La máxima aspiración de la Política del siglo XX era secuestrar la Sanidad, conseguida en el siglo XXI, gracias a una pandemia oriental teledirigida, y con el fin de viciar, en tiempo real, la vida privada – Alfonso Campuzano
Antes de declararse la pandemia por coronavirus SARS-CoV-2 –no es la primera ni tampoco será la última, y todas procediendo de Oriente, sin investigar y sin explicar su por qué– las enfermedades transmisibles, como su nombre indica, contagiaban, pero no se le daba la debida importancia estadística que actualmente se está desarrollando a tiempo real con el contubernio de los medios de difusión social, en la que se utiliza la mascarilla como un método novedoso y casi confiscatorio para la A.E.A.T. –léase Agencia Estatal de Administración Tributaria– por su elevado precio, al menos en España, del que no se escapa nadie, y que, a la vez, atemoriza y manipula en manos desaprensivas controladoras de entes.
Hasta 2020, las vacunas se comerciaban en una sola pieza, es decir, la jeringa estaba programada individualmente con la carga de la dosis inyectable, además de la aguja incorporada, de manera que, si surgía una complicación o un efecto secundario desfavorable, como ocurre con toda medicación desde la noche de los tiempos farmacológicos, la responsabilidad correspondía al laboratorio investigador y comercializador, sin más.
La sorpresa es mayúscula cuando los canales informativos desvelan diariamente cómo se administran las vacunas contra el coronavirus SARS-CoV-2, ya que incumplen las normas de asepsia y antisepsia como son las de extraer la jeringa de su envoltorio, añadirle una aguja, con al que se carga la dosis de un envase pentavial, y no monodosis, pinchar el brazo sin desechar la aguja por otra estéril. Esta acción, en caso de haber algún efecto colateral desfavorable, por supuesto que lo habrá, exime de culpa al laboratorio, en tanto que la responsabilidad recae en el manipulador de la jeringa y aguja, que suman cientos de miles.
Sobre todo después de conocer que la UE –léase Unión Europea– firmara con los laboratorios investigadores y expendedores que, si surgían efectos colaterales desagradables, la responsabilidad criminal sería única y exclusivamente de los gobiernos de los países compradores, nunca de ellos. Y las indemnizaciones no serían a cargo de los políticos firmantes del acuerdo, sino de los contribuyentes, vamos, como siempre ha sido, y será, si alguna generación no lo remedia atando muy corto a los representantes responsables.

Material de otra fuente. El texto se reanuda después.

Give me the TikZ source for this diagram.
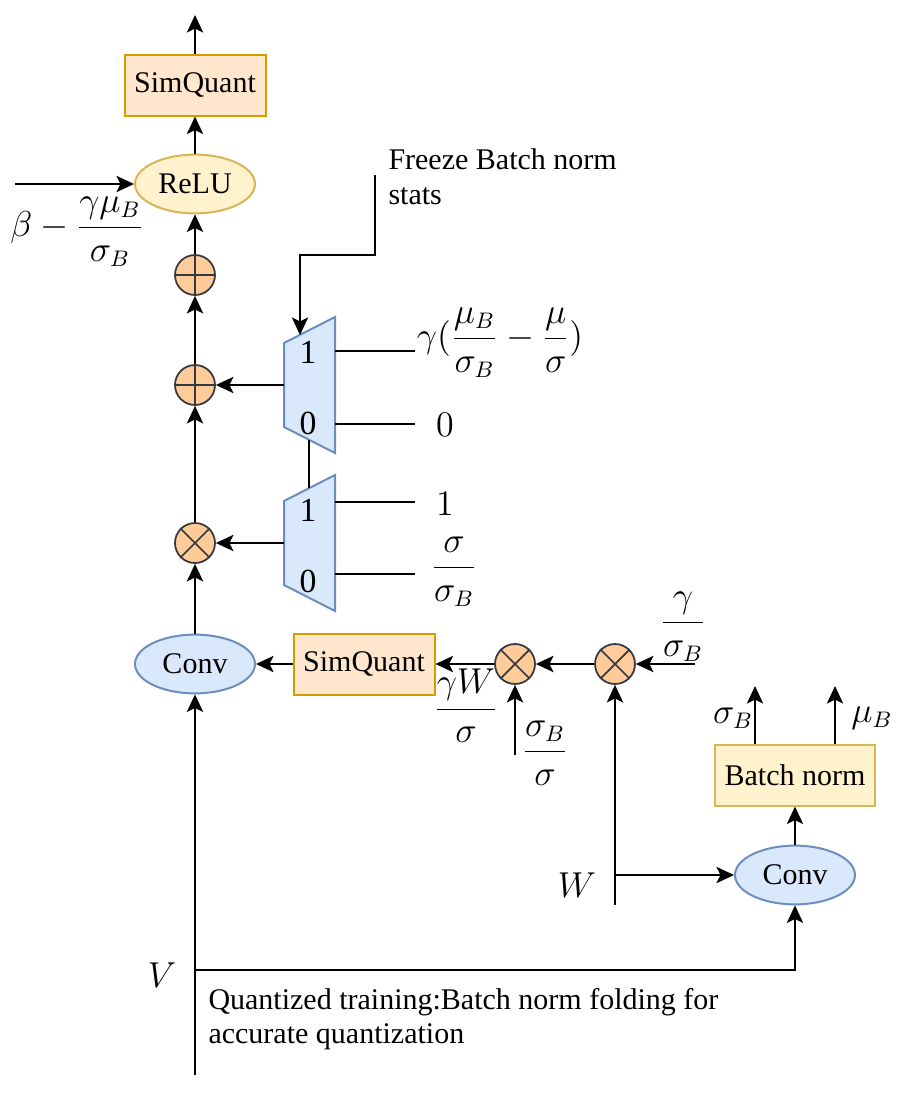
\documentclass[tikz,border=0pt]{standalone}
\usepackage{fontspec}
\setmainfont{Liberation Serif}
\usetikzlibrary{arrows.meta,shapes.geometric,calc,positioning}

\definecolor{qfill}{HTML}{FFE6CC}
\definecolor{qdraw}{HTML}{D79B00}
\definecolor{yfill}{HTML}{FFF2CC}
\definecolor{ydraw}{HTML}{D6B656}
\definecolor{bfill}{HTML}{DAE8FC}
\definecolor{bdraw}{HTML}{6C8EBF}
\definecolor{ofill}{HTML}{FFCC99}
\definecolor{odraw}{HTML}{36393D}

% multiplexer: name, left x, centre y
\newcommand{\muxshape}[3]{%
	\draw[muxline] (#2,#3-42) -- (#2+51,#3-68) -- (#2+51,#3+68) -- (#2,#3+42) -- cycle;
	\node[muxlbl] (#1-one) at (#2+24,#3-33) {1};
	\node[muxlbl] (#1-zero) at (#2+24,#3+38) {0};
	\coordinate (#1-out) at (#2,#3);
	\coordinate (#1-sel) at (#2+16,#3-50);
	\coordinate (#1-topc) at (#2+25,#3-55);
	\coordinate (#1-botc) at (#2+25,#3+55);
}

\begin{document}
\begin{tikzpicture}[x=0.4pt,y=-0.4pt,
		flow/.style={line width=0.8pt,-{Stealth[length=7pt,width=6.5pt,inset=1.6pt]}},
		wire/.style={line width=0.8pt},
		muxline/.style={draw=bdraw,fill=bfill,line width=0.8pt},
		muxlbl/.style={font=\fontsize{13.5}{15}\selectfont,inner sep=0pt},
		quant/.style={draw=qdraw,fill=qfill,line width=0.8pt,minimum width=56.4pt,minimum height=24.4pt,inner sep=0pt,font=\fontsize{12}{15}\selectfont},
		bnorm/.style={quant,draw=ydraw,fill=yfill,minimum width=64pt},
		relu/.style={ellipse,draw=ydraw,fill=yfill,line width=0.8pt,minimum width=48pt,minimum height=23.5pt,inner sep=0pt,font=\fontsize{12}{15}\selectfont},
		conv/.style={relu,draw=bdraw,fill=bfill},
		opnode/.style={circle,draw=odraw,fill=ofill,line width=0.7pt,minimum size=16pt,inner sep=0pt},
		opmark/.style={draw=odraw,line width=0.7pt},
		lbl/.style={font=\fontsize{13.5}{16}\selectfont,inner sep=0pt},
		note/.style={font=\fontsize{12}{14}\selectfont,align=left,inner sep=0pt}]
		
		\useasboundingbox (0,0) rectangle (898,1094);
		
		% Main column
		\node[quant] (sq1) at (195,85) {SimQuant};
		\node[relu] (relu) at (195,184) {ReLU};
		\node[opnode] (add1) at (195,275) {};
		\node[opnode] (add2) at (195,385) {};
		\node[opnode] (mul1) at (195,543) {};
		\node[conv] (conv1) at (195,664) {Conv};
		\coordinate (outp) at (195,15);
		
		\draw[flow] (sq1) -- (outp);
		\draw[flow] (relu) -- (sq1);
		\draw[flow] (add1) -- (relu);
		\draw[flow] (add2) -- (add1);
		\draw[flow] (mul1) -- (add2);
		\draw[flow] (conv1) -- (mul1);
		
		% Bias into ReLU
		\coordinate (bin) at (15,184);
		\draw[flow] (bin) -- (relu);
		\node[lbl] (bias) at (77,232) {$\displaystyle\beta-\frac{\gamma\mu_B}{\sigma_B}$};
		
		% Multiplexers
		\muxshape{m1}{284}{385}
		\muxshape{m2}{284}{543}
		\draw[flow] (m1-out) -- (add2);
		\draw[flow] (m2-out) -- (mul1);
		\draw[wire] (m1-botc) -- (m2-topc);
		
		\foreach \m/\y in {m1a/351,m1b/424,m2a/502,m2b/574} {
			\coordinate (\m) at (335,\y);
			\coordinate (\m-end) at (415,\y);
			\draw[wire] (\m) -- (\m-end);
		}
		
		\node[lbl] (gshift) at (500,343) {$\displaystyle\gamma(\frac{\mu_B}{\sigma_B}-\frac{\mu}{\sigma})$};
		\node[lbl] (zero) at (445,425) {$0$};
		\node[lbl] (one) at (445,504) {$1$};
		\node[lbl] (sratio) at (454,572) {$\displaystyle\frac{\sigma}{\sigma_B}$};
		
		% Freeze control
		\node[note,anchor=north west] (frz) at (388,148) {Freeze Batch norm\\stats};
		\coordinate (frzs) at (375,175);
		\draw[flow] (frzs) -- ++(0,80) -| (m1-sel);
		
		% Weight path
		\node[quant] (sq2) at (364,664) {SimQuant};
		\node[opnode] (mul2) at (515,664) {};
		\node[opnode] (mul3) at (615,664) {};
		\coordinate (gin) at (695,664);
		\draw[flow] (gin) -- (mul3);
		\draw[flow] (mul3) -- (mul2);
		\draw[flow] (mul2) -- (sq2);
		\draw[flow] (sq2) -- (conv1);
		
		\coordinate (sin) at (515,755);
		\draw[flow] (sin) -- (mul2);
		\coordinate (win) at (615,905);
		\draw[flow] (win) -- (mul3);
		
		\node[lbl] (gsig) at (683,627) {$\displaystyle\frac{\gamma}{\sigma_B}$};
		\node[lbl] (gw) at (466,706) {$\displaystyle\frac{\gamma W}{\sigma}$};
		\node[lbl] (sbs) at (545,753) {$\displaystyle\frac{\sigma_B}{\sigma}$};
		\node[lbl] (wlbl) at (577,885) {$W$};
		
		% Plus and cross marks
		\foreach \n in {add1,add2}
			\draw[opmark] (\n.north) -- (\n.south) (\n.west) -- (\n.east);
		\foreach \n in {mul1,mul2,mul3}
			\draw[opmark] (\n.45) -- (\n.225) (\n.135) -- (\n.315);
		
		% Batch norm branch
		\node[conv] (conv2) at (795,875) {Conv};
		\node[bnorm] (bn) at (795,775) {Batch norm};
		\coordinate (wsplit) at (615,875);
		\draw[flow] (wsplit) -- (conv2);
		\draw[flow] (conv2) -- (bn);
		\coordinate (bsig) at (755,686);
		\coordinate (bmu) at (835,686);
		\draw[flow] (bn.north -| bsig) -- (bsig);
		\draw[flow] (bn.north -| bmu) -- (bmu);
		\node[lbl] (sigb) at (733,718) {$\sigma_B$};
		\node[lbl] (mub) at (872,718) {$\mu_B$};
		
		% Input V
		\coordinate (vin) at (195,1075);
		\coordinate (vsplit) at (195,970);
		\draw[flow] (vin) -- (conv1);
		\draw[flow] (vsplit) -| (conv2);
		\node[lbl] (vlbl) at (162,975) {$V$};
		
		\node[note,anchor=north west,font=\fontsize{12}{13.5}\selectfont] (cap) at (208,988) {Quantized training:Batch norm folding for\\accurate quantization};
		
	\end{tikzpicture}
\end{document}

Una acción demasiado desafortunada, que habrá partido de algún cargo a la defensiva, debido a la premura política, que nunca sanitaria, donde los tiempos de investigación son los tiempos inexcusablemente, donde los resultados, si se saltan, no son los mismos, pues incluso son letales.
Un experimento sanitario a escala mundial, como el que se está llevando a cabo actualmente, exige mucha más ética que la mostrada –si es que, entre los políticos, alguien sabe qué significa este vocablo–, y demostrada por ciertos gobiernos. Así que, de ahí el refrán español: ‘No hay que pedir peras al olmo’.
El por qué de toda esta parafernalia sanitaria emitida en tiempo real, desde hace más de dos años, como si se tratara de la guerra en Việt Nam, habrá que preguntárselo no a un jurista, sino a varios.